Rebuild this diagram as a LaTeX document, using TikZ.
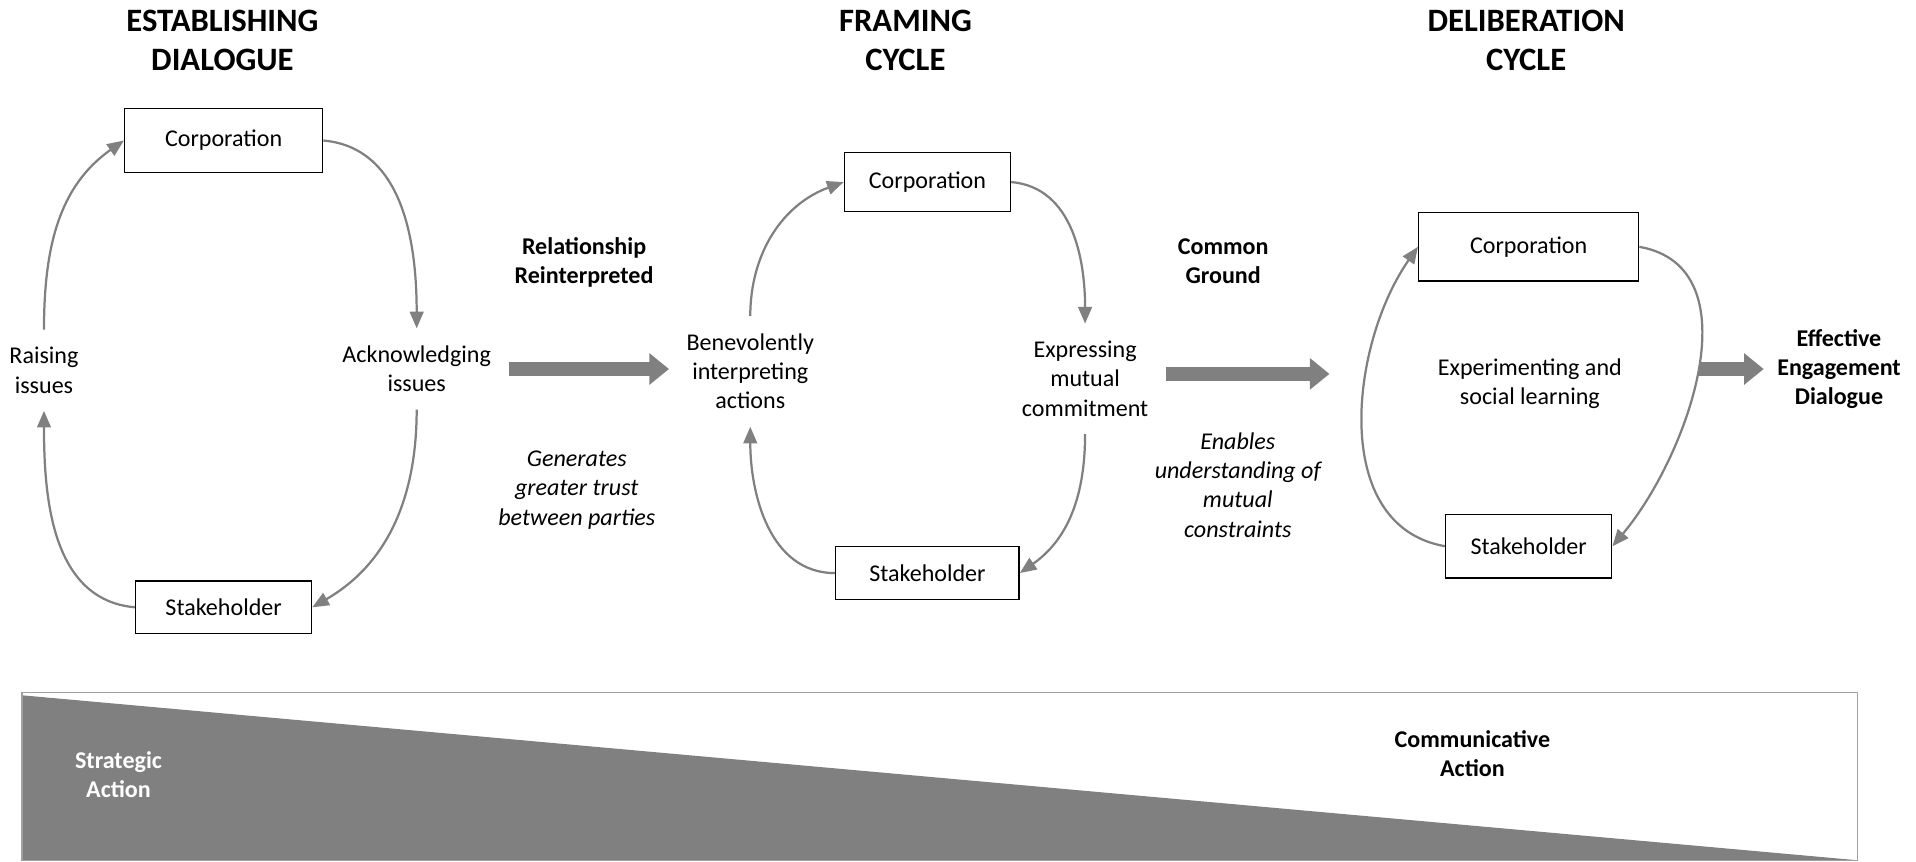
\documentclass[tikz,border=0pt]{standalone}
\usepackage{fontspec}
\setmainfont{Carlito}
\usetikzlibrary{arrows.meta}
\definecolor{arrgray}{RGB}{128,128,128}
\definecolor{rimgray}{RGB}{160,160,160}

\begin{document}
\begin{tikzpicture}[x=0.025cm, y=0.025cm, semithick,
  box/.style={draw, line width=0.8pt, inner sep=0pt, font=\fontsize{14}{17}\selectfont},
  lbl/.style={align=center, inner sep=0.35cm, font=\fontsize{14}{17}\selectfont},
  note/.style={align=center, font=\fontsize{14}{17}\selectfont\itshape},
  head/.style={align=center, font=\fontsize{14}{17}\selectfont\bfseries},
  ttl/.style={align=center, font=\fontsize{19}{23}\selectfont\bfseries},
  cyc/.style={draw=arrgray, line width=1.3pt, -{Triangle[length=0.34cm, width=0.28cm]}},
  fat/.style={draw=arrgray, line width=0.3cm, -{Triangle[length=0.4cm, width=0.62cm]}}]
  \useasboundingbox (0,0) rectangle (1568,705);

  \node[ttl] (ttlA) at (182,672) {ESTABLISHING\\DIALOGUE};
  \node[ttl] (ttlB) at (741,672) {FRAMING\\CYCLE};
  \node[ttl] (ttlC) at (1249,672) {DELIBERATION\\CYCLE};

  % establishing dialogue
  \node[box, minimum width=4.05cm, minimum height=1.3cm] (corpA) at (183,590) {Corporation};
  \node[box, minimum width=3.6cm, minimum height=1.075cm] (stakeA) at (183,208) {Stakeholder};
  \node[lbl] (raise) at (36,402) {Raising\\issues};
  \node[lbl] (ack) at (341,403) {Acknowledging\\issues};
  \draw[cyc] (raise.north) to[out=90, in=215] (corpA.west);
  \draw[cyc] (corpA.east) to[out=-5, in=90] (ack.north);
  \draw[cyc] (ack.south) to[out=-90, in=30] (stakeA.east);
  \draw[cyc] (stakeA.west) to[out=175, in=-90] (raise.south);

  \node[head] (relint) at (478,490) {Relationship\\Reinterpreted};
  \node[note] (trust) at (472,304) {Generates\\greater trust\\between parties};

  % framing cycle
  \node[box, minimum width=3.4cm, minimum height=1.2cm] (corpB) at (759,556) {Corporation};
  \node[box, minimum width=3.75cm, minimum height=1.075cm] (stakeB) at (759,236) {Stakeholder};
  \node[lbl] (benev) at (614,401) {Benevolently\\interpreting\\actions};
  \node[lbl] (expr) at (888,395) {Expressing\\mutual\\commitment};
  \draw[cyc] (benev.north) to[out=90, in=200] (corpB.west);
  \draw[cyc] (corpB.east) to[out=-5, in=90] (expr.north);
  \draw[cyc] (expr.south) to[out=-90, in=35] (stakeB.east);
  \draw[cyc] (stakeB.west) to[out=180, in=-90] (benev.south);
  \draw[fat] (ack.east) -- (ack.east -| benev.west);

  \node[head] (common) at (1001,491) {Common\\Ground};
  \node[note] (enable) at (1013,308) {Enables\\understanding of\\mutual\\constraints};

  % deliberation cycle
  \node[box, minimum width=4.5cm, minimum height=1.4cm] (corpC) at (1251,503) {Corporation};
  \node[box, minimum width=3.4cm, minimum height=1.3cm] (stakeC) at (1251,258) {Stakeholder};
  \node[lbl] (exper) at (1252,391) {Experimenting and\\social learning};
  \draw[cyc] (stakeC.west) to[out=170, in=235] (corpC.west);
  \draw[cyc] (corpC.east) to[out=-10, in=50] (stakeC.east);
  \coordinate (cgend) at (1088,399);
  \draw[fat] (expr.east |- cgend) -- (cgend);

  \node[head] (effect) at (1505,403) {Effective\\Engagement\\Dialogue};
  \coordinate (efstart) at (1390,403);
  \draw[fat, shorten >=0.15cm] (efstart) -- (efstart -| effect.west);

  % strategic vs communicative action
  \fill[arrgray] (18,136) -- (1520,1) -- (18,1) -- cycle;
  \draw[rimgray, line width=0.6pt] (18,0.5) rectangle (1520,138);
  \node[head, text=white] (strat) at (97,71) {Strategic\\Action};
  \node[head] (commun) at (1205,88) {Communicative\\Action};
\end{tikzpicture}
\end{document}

········

**WORK TO BE COMPLETED**. Please restate the material above line by line, exactly, beginning at its first line and ending with the line that contains "(ttlC) at (1249,672)", without any pictures.

**RESPONSE BELOW**.
Rebuild this diagram as a LaTeX document, using TikZ.
\documentclass[tikz,border=0pt]{standalone}
\usepackage{fontspec}
\setmainfont{Carlito}
\usetikzlibrary{arrows.meta}
\definecolor{arrgray}{RGB}{128,128,128}
\definecolor{rimgray}{RGB}{160,160,160}

\begin{document}
\begin{tikzpicture}[x=0.025cm, y=0.025cm, semithick,
  box/.style={draw, line width=0.8pt, inner sep=0pt, font=\fontsize{14}{17}\selectfont},
  lbl/.style={align=center, inner sep=0.35cm, font=\fontsize{14}{17}\selectfont},
  note/.style={align=center, font=\fontsize{14}{17}\selectfont\itshape},
  head/.style={align=center, font=\fontsize{14}{17}\selectfont\bfseries},
  ttl/.style={align=center, font=\fontsize{19}{23}\selectfont\bfseries},
  cyc/.style={draw=arrgray, line width=1.3pt, -{Triangle[length=0.34cm, width=0.28cm]}},
  fat/.style={draw=arrgray, line width=0.3cm, -{Triangle[length=0.4cm, width=0.62cm]}}]
  \useasboundingbox (0,0) rectangle (1568,705);

  \node[ttl] (ttlA) at (182,672) {ESTABLISHING\\DIALOGUE};
  \node[ttl] (ttlB) at (741,672) {FRAMING\\CYCLE};
  \node[ttl] (ttlC) at (1249,672) {DELIBERATION\\CYCLE};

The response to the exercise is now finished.